Given request: How many lines in the records below contain the word "this"? Give only the number.

Entries with chart source code:
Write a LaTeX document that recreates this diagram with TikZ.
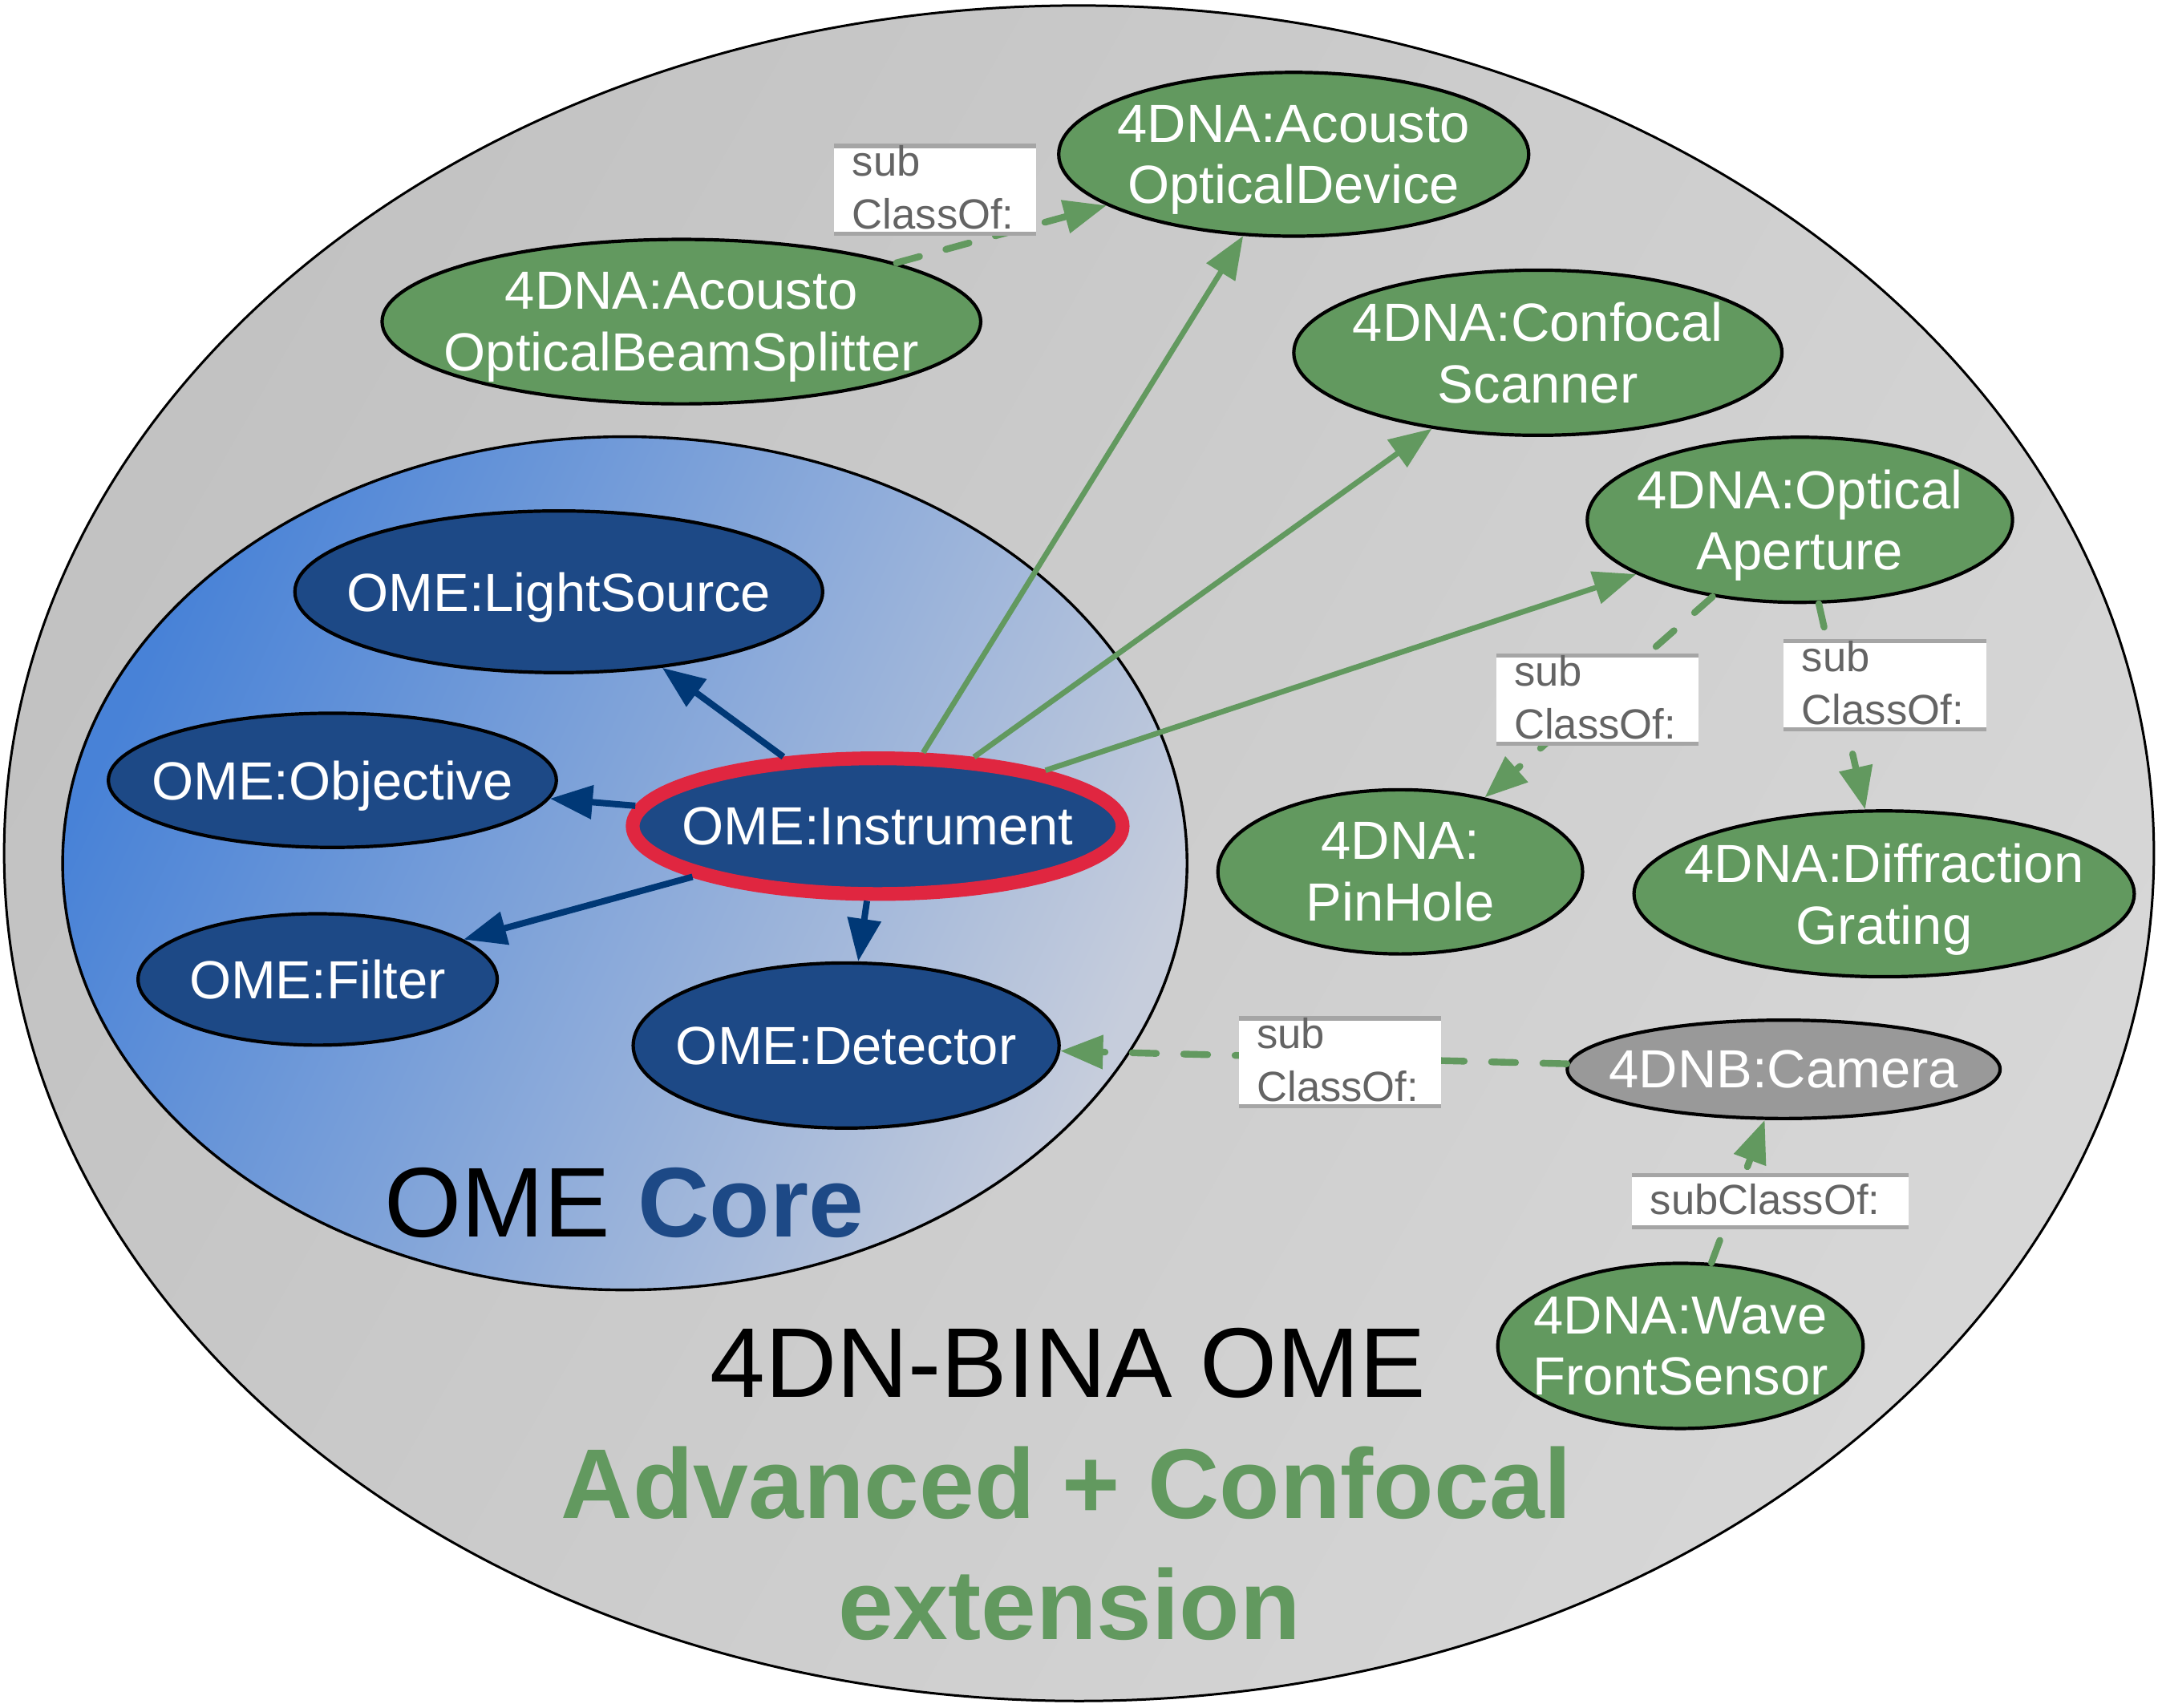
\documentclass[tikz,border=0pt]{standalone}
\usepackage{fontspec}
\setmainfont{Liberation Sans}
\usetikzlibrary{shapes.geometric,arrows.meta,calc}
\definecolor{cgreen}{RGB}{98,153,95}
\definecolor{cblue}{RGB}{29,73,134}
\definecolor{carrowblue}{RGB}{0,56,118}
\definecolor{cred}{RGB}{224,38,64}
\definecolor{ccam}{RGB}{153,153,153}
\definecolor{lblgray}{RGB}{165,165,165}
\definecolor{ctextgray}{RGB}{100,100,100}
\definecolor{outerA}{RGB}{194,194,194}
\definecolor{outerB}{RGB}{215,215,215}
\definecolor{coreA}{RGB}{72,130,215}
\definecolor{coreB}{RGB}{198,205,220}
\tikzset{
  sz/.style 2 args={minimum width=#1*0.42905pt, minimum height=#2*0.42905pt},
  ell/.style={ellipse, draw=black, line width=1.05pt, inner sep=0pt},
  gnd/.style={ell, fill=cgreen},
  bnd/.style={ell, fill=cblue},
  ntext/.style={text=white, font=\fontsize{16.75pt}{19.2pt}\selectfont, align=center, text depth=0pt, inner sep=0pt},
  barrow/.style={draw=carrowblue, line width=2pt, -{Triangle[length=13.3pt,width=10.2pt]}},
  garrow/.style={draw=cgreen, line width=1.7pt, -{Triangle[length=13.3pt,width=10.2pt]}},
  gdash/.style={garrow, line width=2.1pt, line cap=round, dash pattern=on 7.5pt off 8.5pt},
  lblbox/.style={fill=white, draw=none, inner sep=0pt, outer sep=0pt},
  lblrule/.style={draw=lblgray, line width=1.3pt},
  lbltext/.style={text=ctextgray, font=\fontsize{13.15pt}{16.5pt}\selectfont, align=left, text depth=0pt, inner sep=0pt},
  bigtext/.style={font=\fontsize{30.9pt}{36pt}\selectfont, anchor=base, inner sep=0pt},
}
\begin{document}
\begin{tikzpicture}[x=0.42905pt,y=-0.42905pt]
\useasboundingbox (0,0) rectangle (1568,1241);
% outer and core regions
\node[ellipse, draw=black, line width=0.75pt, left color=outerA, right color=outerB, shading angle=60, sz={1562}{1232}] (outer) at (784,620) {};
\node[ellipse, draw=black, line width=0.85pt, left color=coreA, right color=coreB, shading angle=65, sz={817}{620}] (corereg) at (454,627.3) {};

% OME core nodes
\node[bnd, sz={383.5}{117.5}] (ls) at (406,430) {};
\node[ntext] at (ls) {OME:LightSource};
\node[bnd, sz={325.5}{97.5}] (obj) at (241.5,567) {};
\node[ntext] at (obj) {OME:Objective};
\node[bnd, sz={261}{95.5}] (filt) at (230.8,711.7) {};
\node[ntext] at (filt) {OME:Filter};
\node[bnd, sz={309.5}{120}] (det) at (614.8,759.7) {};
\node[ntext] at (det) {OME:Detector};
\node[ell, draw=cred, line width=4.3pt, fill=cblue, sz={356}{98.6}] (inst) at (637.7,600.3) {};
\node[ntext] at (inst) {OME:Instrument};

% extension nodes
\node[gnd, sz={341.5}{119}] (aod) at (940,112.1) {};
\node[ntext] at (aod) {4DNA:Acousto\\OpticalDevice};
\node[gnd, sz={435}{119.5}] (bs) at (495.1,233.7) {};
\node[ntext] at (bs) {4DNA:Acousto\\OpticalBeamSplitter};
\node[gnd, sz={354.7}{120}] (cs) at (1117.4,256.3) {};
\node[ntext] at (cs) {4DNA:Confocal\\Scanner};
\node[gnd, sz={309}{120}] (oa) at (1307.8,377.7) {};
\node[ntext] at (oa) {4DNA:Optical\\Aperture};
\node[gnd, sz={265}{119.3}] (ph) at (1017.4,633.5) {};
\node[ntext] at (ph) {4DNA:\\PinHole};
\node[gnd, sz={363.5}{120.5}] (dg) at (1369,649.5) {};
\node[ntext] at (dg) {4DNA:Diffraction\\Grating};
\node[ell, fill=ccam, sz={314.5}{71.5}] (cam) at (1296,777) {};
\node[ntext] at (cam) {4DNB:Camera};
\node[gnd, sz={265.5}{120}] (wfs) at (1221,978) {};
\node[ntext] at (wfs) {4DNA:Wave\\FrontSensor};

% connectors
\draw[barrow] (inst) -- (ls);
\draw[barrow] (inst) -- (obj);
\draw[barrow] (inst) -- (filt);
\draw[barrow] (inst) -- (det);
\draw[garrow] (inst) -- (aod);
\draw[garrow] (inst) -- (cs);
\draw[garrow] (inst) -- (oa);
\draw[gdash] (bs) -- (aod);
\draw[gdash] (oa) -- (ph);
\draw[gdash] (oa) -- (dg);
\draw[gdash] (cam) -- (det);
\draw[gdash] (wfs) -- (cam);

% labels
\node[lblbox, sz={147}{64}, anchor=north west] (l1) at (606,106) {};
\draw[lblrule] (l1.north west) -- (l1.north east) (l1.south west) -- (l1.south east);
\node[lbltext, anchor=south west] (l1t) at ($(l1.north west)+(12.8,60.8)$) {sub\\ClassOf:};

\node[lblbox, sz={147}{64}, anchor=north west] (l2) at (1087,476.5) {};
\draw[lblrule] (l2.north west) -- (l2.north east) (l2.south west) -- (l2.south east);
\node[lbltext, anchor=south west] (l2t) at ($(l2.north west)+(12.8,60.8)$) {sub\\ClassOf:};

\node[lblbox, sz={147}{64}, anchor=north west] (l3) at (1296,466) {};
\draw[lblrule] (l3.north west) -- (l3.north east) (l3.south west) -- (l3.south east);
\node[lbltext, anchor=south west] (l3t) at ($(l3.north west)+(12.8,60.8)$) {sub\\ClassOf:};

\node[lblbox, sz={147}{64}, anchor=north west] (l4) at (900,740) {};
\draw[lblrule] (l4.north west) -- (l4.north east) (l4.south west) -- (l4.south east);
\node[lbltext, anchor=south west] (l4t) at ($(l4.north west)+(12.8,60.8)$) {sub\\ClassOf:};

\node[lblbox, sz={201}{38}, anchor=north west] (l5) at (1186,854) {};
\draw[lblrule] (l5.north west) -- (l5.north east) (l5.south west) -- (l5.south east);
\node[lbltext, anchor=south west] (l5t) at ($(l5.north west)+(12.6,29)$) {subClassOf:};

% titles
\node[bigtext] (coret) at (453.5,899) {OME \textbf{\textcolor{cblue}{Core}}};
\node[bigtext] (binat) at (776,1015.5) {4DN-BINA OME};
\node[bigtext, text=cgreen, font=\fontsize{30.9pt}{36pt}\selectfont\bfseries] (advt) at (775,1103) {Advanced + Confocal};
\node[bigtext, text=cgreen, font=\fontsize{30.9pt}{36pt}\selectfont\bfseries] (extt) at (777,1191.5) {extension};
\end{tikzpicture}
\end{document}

...

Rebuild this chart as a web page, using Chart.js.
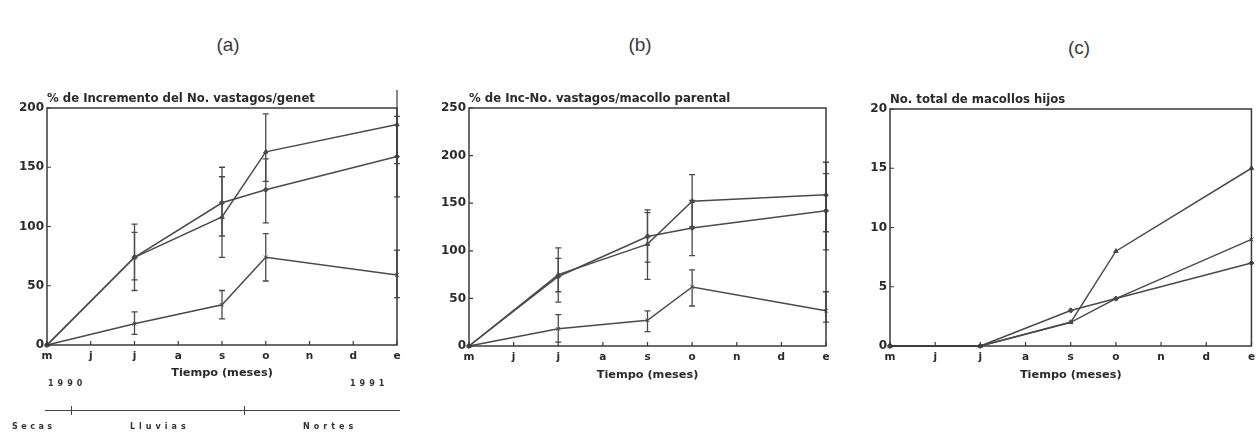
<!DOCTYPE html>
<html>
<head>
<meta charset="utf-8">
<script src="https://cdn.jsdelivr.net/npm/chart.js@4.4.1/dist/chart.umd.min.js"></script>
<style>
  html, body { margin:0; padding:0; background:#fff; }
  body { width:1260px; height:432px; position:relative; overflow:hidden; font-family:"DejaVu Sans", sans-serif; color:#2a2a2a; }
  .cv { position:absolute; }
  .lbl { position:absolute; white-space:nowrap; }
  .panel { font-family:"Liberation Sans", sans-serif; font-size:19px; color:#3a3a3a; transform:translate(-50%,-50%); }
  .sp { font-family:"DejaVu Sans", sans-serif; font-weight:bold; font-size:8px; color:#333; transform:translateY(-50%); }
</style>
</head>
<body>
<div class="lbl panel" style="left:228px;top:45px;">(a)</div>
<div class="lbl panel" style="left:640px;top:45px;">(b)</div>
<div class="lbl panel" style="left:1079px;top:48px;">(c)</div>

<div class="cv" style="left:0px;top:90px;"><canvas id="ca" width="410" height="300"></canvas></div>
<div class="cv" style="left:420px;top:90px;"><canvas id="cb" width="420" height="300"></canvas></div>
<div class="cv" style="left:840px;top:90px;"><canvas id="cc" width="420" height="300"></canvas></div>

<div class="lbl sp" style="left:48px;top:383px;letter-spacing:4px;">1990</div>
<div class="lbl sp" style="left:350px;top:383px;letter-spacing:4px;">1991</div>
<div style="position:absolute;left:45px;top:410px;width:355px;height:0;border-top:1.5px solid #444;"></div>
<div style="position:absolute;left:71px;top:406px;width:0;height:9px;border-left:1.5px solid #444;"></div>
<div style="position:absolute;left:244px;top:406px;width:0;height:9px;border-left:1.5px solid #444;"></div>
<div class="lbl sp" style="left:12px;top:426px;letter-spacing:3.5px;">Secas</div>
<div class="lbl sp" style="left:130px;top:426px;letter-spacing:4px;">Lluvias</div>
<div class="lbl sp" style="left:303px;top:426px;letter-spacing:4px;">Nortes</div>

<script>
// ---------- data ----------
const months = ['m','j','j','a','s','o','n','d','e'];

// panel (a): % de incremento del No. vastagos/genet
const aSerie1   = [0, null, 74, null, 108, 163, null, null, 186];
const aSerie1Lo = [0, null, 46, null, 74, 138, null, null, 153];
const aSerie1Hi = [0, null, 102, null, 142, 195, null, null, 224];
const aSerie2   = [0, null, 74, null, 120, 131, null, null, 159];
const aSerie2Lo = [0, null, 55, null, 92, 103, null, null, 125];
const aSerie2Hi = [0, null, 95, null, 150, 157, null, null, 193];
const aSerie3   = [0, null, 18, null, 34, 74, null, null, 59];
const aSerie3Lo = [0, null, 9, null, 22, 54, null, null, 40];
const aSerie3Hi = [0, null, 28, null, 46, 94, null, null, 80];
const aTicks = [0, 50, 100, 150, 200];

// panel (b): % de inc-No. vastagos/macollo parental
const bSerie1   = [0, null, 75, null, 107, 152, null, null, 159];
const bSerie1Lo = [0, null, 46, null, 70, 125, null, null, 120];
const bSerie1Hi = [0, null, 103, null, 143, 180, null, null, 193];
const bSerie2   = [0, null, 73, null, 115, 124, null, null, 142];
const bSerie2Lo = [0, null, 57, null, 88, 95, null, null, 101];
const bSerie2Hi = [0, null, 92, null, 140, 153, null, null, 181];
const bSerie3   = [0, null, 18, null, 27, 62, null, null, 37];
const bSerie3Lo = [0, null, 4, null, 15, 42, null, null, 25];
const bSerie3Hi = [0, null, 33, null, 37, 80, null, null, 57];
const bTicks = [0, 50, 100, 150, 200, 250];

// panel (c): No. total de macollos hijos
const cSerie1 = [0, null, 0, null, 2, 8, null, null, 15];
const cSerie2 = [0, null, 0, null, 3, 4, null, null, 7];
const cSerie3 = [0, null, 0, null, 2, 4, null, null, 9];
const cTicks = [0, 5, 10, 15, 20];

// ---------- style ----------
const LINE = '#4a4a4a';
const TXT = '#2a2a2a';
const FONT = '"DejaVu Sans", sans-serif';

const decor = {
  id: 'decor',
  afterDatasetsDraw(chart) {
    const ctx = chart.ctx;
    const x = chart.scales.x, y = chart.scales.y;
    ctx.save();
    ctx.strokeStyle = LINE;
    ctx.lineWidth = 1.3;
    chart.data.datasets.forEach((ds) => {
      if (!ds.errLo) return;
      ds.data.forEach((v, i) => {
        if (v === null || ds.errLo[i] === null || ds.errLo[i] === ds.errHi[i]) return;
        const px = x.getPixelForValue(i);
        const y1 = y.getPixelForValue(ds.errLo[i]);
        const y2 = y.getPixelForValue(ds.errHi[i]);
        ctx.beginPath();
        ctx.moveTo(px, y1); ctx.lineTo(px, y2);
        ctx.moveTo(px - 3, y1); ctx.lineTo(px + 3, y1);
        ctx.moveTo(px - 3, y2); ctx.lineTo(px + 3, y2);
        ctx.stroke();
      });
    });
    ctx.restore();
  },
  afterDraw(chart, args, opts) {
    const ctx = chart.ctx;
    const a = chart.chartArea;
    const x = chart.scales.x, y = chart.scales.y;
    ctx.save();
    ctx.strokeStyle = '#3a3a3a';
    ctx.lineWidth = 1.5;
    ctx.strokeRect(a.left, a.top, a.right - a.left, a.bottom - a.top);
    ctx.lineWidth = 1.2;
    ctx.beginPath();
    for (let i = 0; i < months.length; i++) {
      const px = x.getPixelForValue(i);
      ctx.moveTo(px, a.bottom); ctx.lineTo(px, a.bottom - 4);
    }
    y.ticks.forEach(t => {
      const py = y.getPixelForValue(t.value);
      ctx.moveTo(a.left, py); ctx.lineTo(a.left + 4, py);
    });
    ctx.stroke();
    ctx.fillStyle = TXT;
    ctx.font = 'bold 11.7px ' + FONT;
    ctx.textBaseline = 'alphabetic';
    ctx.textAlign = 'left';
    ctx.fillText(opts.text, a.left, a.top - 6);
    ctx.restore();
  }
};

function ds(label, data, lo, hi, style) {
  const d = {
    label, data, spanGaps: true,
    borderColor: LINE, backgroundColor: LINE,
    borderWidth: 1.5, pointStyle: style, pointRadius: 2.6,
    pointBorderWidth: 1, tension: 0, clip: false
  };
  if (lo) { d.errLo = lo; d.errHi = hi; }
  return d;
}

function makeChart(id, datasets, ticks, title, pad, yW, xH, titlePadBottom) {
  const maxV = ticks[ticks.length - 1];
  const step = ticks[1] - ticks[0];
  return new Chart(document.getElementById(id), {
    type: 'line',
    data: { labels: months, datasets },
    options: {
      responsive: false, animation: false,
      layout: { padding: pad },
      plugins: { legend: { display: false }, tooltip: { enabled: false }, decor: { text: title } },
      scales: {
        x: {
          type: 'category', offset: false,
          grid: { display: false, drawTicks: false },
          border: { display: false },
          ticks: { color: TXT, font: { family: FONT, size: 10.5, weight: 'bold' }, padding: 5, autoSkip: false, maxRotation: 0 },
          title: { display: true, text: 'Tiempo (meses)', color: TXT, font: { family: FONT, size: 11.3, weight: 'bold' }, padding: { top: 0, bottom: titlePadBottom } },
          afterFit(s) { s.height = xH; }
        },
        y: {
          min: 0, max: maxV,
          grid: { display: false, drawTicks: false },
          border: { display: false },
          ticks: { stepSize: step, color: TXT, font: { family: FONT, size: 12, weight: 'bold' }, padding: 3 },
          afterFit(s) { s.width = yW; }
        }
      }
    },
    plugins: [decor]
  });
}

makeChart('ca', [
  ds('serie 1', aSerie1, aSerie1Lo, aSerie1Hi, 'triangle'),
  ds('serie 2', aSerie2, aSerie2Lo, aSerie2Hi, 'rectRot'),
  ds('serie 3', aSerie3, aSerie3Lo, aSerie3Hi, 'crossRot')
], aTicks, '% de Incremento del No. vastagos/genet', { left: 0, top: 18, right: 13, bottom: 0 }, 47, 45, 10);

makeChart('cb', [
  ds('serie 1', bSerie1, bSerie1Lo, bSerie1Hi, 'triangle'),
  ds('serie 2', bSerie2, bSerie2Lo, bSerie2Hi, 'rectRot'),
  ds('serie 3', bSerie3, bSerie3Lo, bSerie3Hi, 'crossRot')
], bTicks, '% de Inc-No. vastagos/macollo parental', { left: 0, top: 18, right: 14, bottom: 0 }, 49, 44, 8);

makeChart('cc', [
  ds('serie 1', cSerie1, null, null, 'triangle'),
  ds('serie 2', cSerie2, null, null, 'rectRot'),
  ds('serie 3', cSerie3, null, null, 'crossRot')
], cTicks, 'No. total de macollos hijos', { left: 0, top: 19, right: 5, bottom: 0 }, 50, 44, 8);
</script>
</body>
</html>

Final result: 2